-- SHORT PROBLEM --
In this exercise, return the whole listing exactly, excluding any images.

-- DATA EXCERPT --
======

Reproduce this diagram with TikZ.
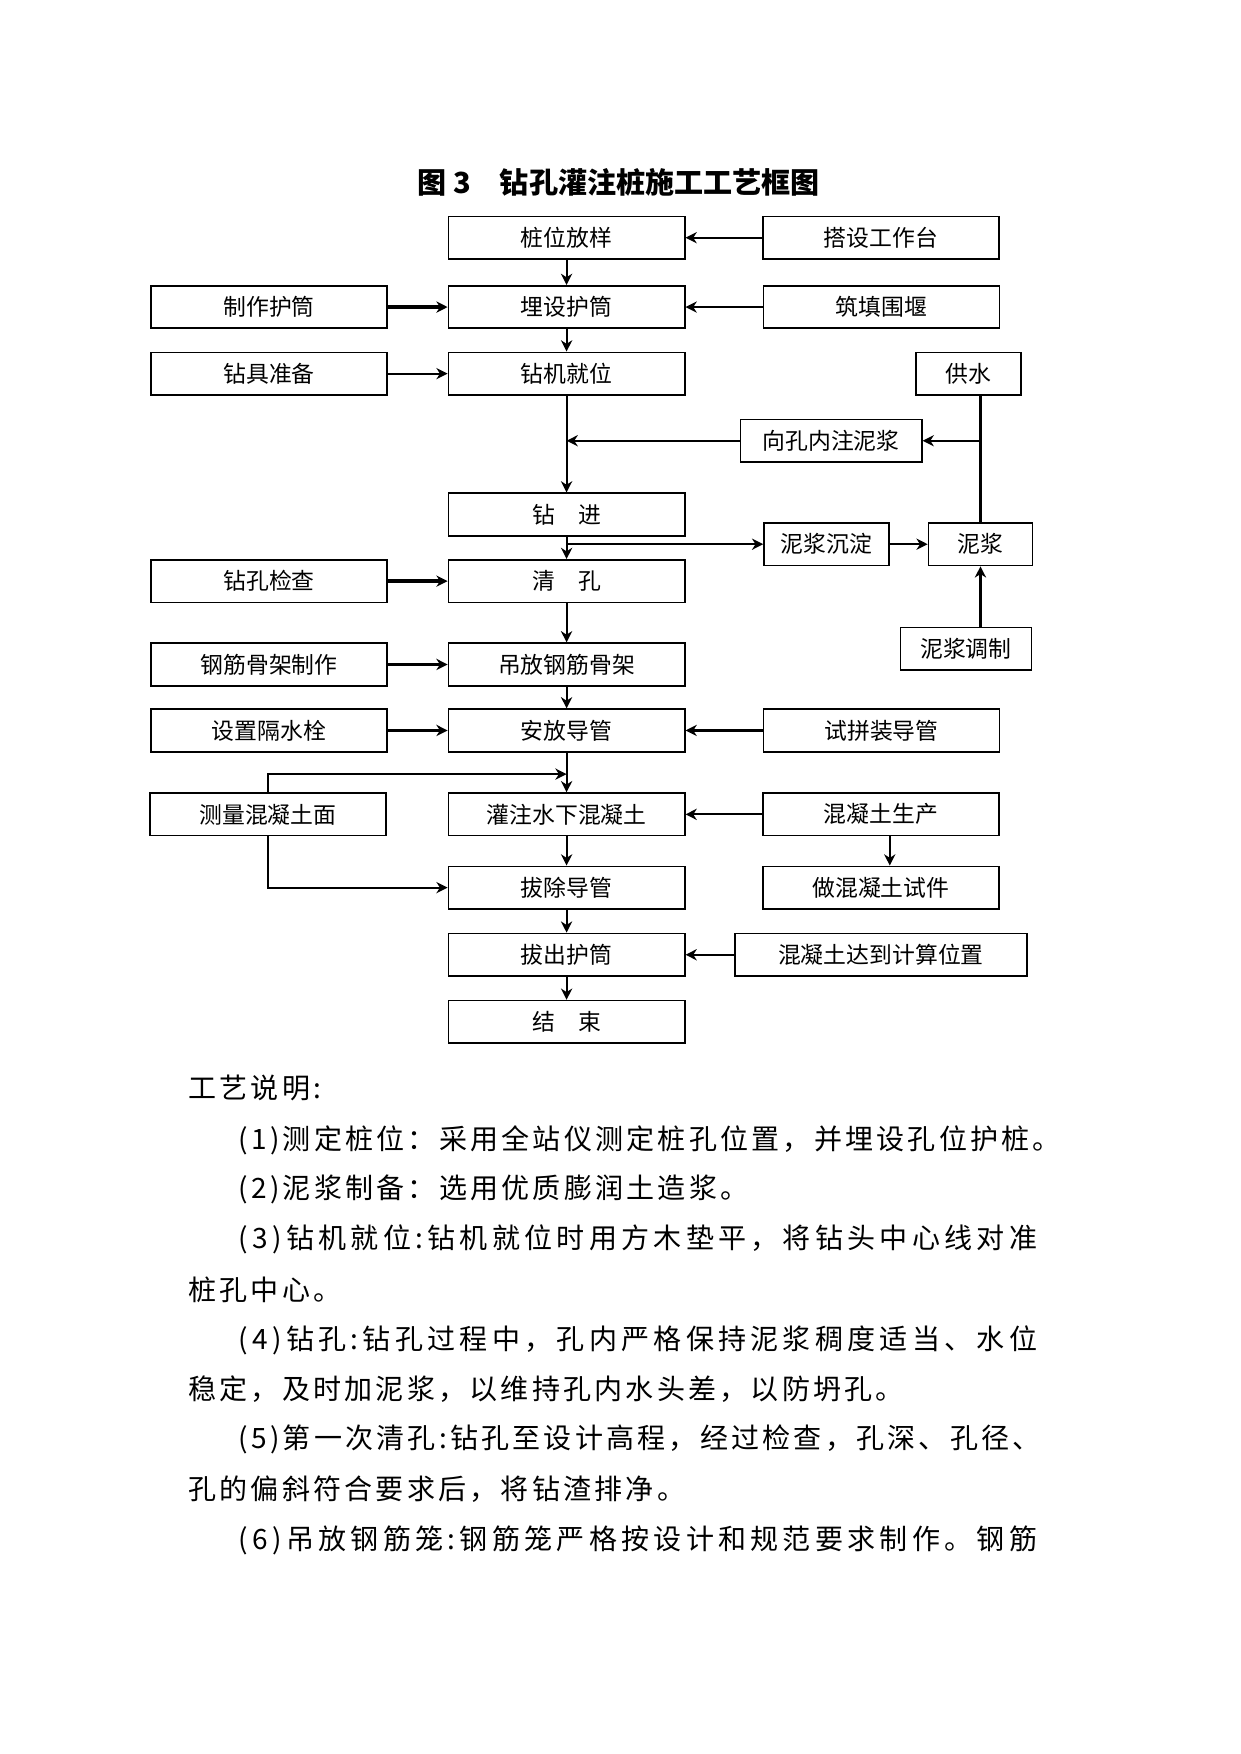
\documentclass[tikz,border=0pt]{standalone}
\usepackage{fontspec}
\setmainfont{Noto Sans CJK SC}
\newfontfamily\bodyfont[LetterSpace=11.5]{Noto Sans CJK SC}
\usetikzlibrary{arrows.meta,positioning}
% spread one full line of the notes to the right margin
\def\justfirst#1{#1\justrest}
\def\justrest#1{\ifx#1\relax\else\hskip 0pt plus 1fil#1\expandafter\justrest\fi}
\newcommand\justline[1]{\makebox[135.2mm][s]{\justfirst#1\relax}}

\begin{document}
\begin{tikzpicture}[x=0.18938mm, y=-0.18938mm,
    box/.style={draw, line width=0.8pt, minimum width=40mm, minimum height=7.2mm,
      inner sep=0pt, font=\fontsize{11}{13}\selectfont},
    flow/.style={-{Stealth[length=1.9mm,width=1.9mm,inset=0.6mm]}, line width=1pt},
    thickflow/.style={flow, line width=2.2pt},
    plain/.style={line width=1pt},
    memo/.style={anchor=west, inner sep=0pt, font=\bodyfont\fontsize{13.5}{16}\selectfont}]
  \useasboundingbox (0,0) rectangle (1109,1568);
  % Title
  \node[font=\bfseries\fontsize{14}{17}\selectfont] (title) at (553,163) {图 3\hspace{1em}钻孔灌注桩施工工艺框图};
  % Main column
  \node[box] (zwfy) at (506.5,212.5) {桩位放样};
  \node[box] (msht) at (506.5,274.5) {埋设护筒};
  \node[box] (zjjw) at (506.5,334) {钻机就位};
  \node[box] (zj) at (506.5,460) {钻\hspace{1em}进};
  \node[box] (qk) at (506.5,519.5) {清\hspace{1em}孔};
  \node[box] (dfgj) at (506.5,594) {吊放钢筋骨架};
  \node[box] (afdg) at (506.5,653) {安放导管};
  \node[box] (gzhnt) at (506.5,728) {灌注水下混凝土};
  \node[box] (bcdg) at (506.5,793.5) {拔除导管};
  \node[box] (bcht) at (506.5,853.5) {拔出护筒};
  \node[box] (js) at (506.5,913.5) {结\hspace{1em}束};
  % Left column
  \node[box] (zzht) at (240.5,274.5) {制作护筒};
  \node[box] (zjzb) at (240.5,334) {钻具准备};
  \node[box] (zkjc) at (240.5,519.5) {钻孔检查};
  \node[box] (gjzz) at (240.5,594) {钢筋骨架制作};
  \node[box] (szgs) at (240.5,653) {设置隔水栓};
  \node[box] (clhnt) at (239.5,728) {测量混凝土面};
  % Right column
  \node[box] (dsgzt) at (787.5,212.5) {搭设工作台};
  \node[box] (ztwy) at (788,274.5) {筑填围堰};
  \node[box, minimum width=17.8mm] (gs) at (866,334) {供水};
  \node[box, minimum width=30.7mm] (xknzn) at (743,394) {向孔内注泥浆};
  \node[box, minimum width=21.2mm] (njcd) at (739,486.5) {泥浆沉淀};
  \node[box, minimum width=17.6mm] (nj) at (876.5,486.5) {泥浆};
  \node[box, minimum width=22.2mm] (njtz) at (863.5,580) {泥浆调制};
  \node[box] (spzdg) at (788,653) {试拼装导管};
  \node[box] (hntsc) at (787.5,728) {混凝土生产};
  \node[box] (zhntsj) at (787.5,793.5) {做混凝土试件};
  \node[box, minimum width=49.4mm] (hntdd) at (787.5,853.5) {混凝土达到计算位置};
  \coordinate (tj) at (506.5,692);
  % Connectors
  \draw[flow] (dsgzt) -- (zwfy);
  \draw[flow] (zwfy) -- (msht);
  \draw[thickflow] (zzht) -- (msht);
  \draw[flow] (ztwy) -- (msht);
  \draw[flow] (msht) -- (zjjw);
  \draw[flow] (zjzb) -- (zjjw);
  \draw[flow] (zjjw) -- (zj);
  \draw[flow] (xknzn.west) -- (xknzn.west -| zjjw.south);
  \draw[plain] (nj.north) -- (nj.north |- gs.south);
  \draw[flow] (nj.north |- xknzn.east) -- (xknzn.east);
  \draw[flow] (zj) -- (qk);
  \draw[flow] (zj.south |- njcd.west) -- (njcd.west);
  \draw[flow] (njcd) -- (nj);
  \draw[flow] (nj.south |- njtz.north) -- (nj.south);
  \draw[thickflow] (zkjc) -- (qk);
  \draw[flow] (qk) -- (dfgj);
  \draw[flow] (gjzz) -- (dfgj);
  \draw[flow] (dfgj) -- (afdg);
  \draw[flow] (szgs) -- (afdg);
  \draw[flow] (spzdg) -- (afdg);
  \draw[flow] (afdg) -- (gzhnt);
  \draw[flow] (clhnt.north) |- (tj);
  \draw[flow] (clhnt.south) |- (bcdg.west);
  \draw[flow] (hntsc) -- (gzhnt);
  \draw[flow] ([xshift=1.5mm]hntsc.south) -- ([xshift=1.5mm]zhntsj.north);
  \draw[flow] (gzhnt) -- (bcdg);
  \draw[flow] (bcdg) -- (bcht);
  \draw[flow] (hntdd) -- (bcht);
  \draw[flow] (bcht) -- (js);
  % Notes
  \node[memo] (t0) at (168,973) {工艺说明:};
  \node[memo] (t1) at (213,1019) {(1)测定桩位：采用全站仪测定桩孔位置，并埋设孔位护桩。};
  \node[memo] (t2) at (213,1063) {(2)泥浆制备：选用优质膨润土造浆。};
  \node[memo] (t3) at (213,1108) {\justline{(3)钻机就位:钻机就位时用方木垫平，将钻头中心线对准}};
  \node[memo] (t4) at (168,1153) {桩孔中心。};
  \node[memo] (t5) at (213,1198) {\justline{(4)钻孔:钻孔过程中，孔内严格保持泥浆稠度适当、水位}};
  \node[memo] (t6) at (168,1242) {稳定，及时加泥浆，以维持孔内水头差，以防坍孔。};
  \node[memo] (t7) at (213,1287) {(5)第一次清孔:钻孔至设计高程，经过检查，孔深、孔径、};
  \node[memo] (t8) at (168,1331) {孔的偏斜符合要求后，将钻渣排净。};
  \node[memo] (t9) at (213,1377) {\justline{(6)吊放钢筋笼:钢筋笼严格按设计和规范要求制作。钢筋}};
\end{tikzpicture}
\end{document}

======

-- SOLUTION --
Reproduce this diagram with TikZ.
\documentclass[tikz,border=0pt]{standalone}
\usepackage{fontspec}
\setmainfont{Noto Sans CJK SC}
\newfontfamily\bodyfont[LetterSpace=11.5]{Noto Sans CJK SC}
\usetikzlibrary{arrows.meta,positioning}
% spread one full line of the notes to the right margin
\def\justfirst#1{#1\justrest}
\def\justrest#1{\ifx#1\relax\else\hskip 0pt plus 1fil#1\expandafter\justrest\fi}
\newcommand\justline[1]{\makebox[135.2mm][s]{\justfirst#1\relax}}

\begin{document}
\begin{tikzpicture}[x=0.18938mm, y=-0.18938mm,
    box/.style={draw, line width=0.8pt, minimum width=40mm, minimum height=7.2mm,
      inner sep=0pt, font=\fontsize{11}{13}\selectfont},
    flow/.style={-{Stealth[length=1.9mm,width=1.9mm,inset=0.6mm]}, line width=1pt},
    thickflow/.style={flow, line width=2.2pt},
    plain/.style={line width=1pt},
    memo/.style={anchor=west, inner sep=0pt, font=\bodyfont\fontsize{13.5}{16}\selectfont}]
  \useasboundingbox (0,0) rectangle (1109,1568);
  % Title
  \node[font=\bfseries\fontsize{14}{17}\selectfont] (title) at (553,163) {图 3\hspace{1em}钻孔灌注桩施工工艺框图};
  % Main column
  \node[box] (zwfy) at (506.5,212.5) {桩位放样};
  \node[box] (msht) at (506.5,274.5) {埋设护筒};
  \node[box] (zjjw) at (506.5,334) {钻机就位};
  \node[box] (zj) at (506.5,460) {钻\hspace{1em}进};
  \node[box] (qk) at (506.5,519.5) {清\hspace{1em}孔};
  \node[box] (dfgj) at (506.5,594) {吊放钢筋骨架};
  \node[box] (afdg) at (506.5,653) {安放导管};
  \node[box] (gzhnt) at (506.5,728) {灌注水下混凝土};
  \node[box] (bcdg) at (506.5,793.5) {拔除导管};
  \node[box] (bcht) at (506.5,853.5) {拔出护筒};
  \node[box] (js) at (506.5,913.5) {结\hspace{1em}束};
  % Left column
  \node[box] (zzht) at (240.5,274.5) {制作护筒};
  \node[box] (zjzb) at (240.5,334) {钻具准备};
  \node[box] (zkjc) at (240.5,519.5) {钻孔检查};
  \node[box] (gjzz) at (240.5,594) {钢筋骨架制作};
  \node[box] (szgs) at (240.5,653) {设置隔水栓};
  \node[box] (clhnt) at (239.5,728) {测量混凝土面};
  % Right column
  \node[box] (dsgzt) at (787.5,212.5) {搭设工作台};
  \node[box] (ztwy) at (788,274.5) {筑填围堰};
  \node[box, minimum width=17.8mm] (gs) at (866,334) {供水};
  \node[box, minimum width=30.7mm] (xknzn) at (743,394) {向孔内注泥浆};
  \node[box, minimum width=21.2mm] (njcd) at (739,486.5) {泥浆沉淀};
  \node[box, minimum width=17.6mm] (nj) at (876.5,486.5) {泥浆};
  \node[box, minimum width=22.2mm] (njtz) at (863.5,580) {泥浆调制};
  \node[box] (spzdg) at (788,653) {试拼装导管};
  \node[box] (hntsc) at (787.5,728) {混凝土生产};
  \node[box] (zhntsj) at (787.5,793.5) {做混凝土试件};
  \node[box, minimum width=49.4mm] (hntdd) at (787.5,853.5) {混凝土达到计算位置};
  \coordinate (tj) at (506.5,692);
  % Connectors
  \draw[flow] (dsgzt) -- (zwfy);
  \draw[flow] (zwfy) -- (msht);
  \draw[thickflow] (zzht) -- (msht);
  \draw[flow] (ztwy) -- (msht);
  \draw[flow] (msht) -- (zjjw);
  \draw[flow] (zjzb) -- (zjjw);
  \draw[flow] (zjjw) -- (zj);
  \draw[flow] (xknzn.west) -- (xknzn.west -| zjjw.south);
  \draw[plain] (nj.north) -- (nj.north |- gs.south);
  \draw[flow] (nj.north |- xknzn.east) -- (xknzn.east);
  \draw[flow] (zj) -- (qk);
  \draw[flow] (zj.south |- njcd.west) -- (njcd.west);
  \draw[flow] (njcd) -- (nj);
  \draw[flow] (nj.south |- njtz.north) -- (nj.south);
  \draw[thickflow] (zkjc) -- (qk);
  \draw[flow] (qk) -- (dfgj);
  \draw[flow] (gjzz) -- (dfgj);
  \draw[flow] (dfgj) -- (afdg);
  \draw[flow] (szgs) -- (afdg);
  \draw[flow] (spzdg) -- (afdg);
  \draw[flow] (afdg) -- (gzhnt);
  \draw[flow] (clhnt.north) |- (tj);
  \draw[flow] (clhnt.south) |- (bcdg.west);
  \draw[flow] (hntsc) -- (gzhnt);
  \draw[flow] ([xshift=1.5mm]hntsc.south) -- ([xshift=1.5mm]zhntsj.north);
  \draw[flow] (gzhnt) -- (bcdg);
  \draw[flow] (bcdg) -- (bcht);
  \draw[flow] (hntdd) -- (bcht);
  \draw[flow] (bcht) -- (js);
  % Notes
  \node[memo] (t0) at (168,973) {工艺说明:};
  \node[memo] (t1) at (213,1019) {(1)测定桩位：采用全站仪测定桩孔位置，并埋设孔位护桩。};
  \node[memo] (t2) at (213,1063) {(2)泥浆制备：选用优质膨润土造浆。};
  \node[memo] (t3) at (213,1108) {\justline{(3)钻机就位:钻机就位时用方木垫平，将钻头中心线对准}};
  \node[memo] (t4) at (168,1153) {桩孔中心。};
  \node[memo] (t5) at (213,1198) {\justline{(4)钻孔:钻孔过程中，孔内严格保持泥浆稠度适当、水位}};
  \node[memo] (t6) at (168,1242) {稳定，及时加泥浆，以维持孔内水头差，以防坍孔。};
  \node[memo] (t7) at (213,1287) {(5)第一次清孔:钻孔至设计高程，经过检查，孔深、孔径、};
  \node[memo] (t8) at (168,1331) {孔的偏斜符合要求后，将钻渣排净。};
  \node[memo] (t9) at (213,1377) {\justline{(6)吊放钢筋笼:钢筋笼严格按设计和规范要求制作。钢筋}};
\end{tikzpicture}
\end{document}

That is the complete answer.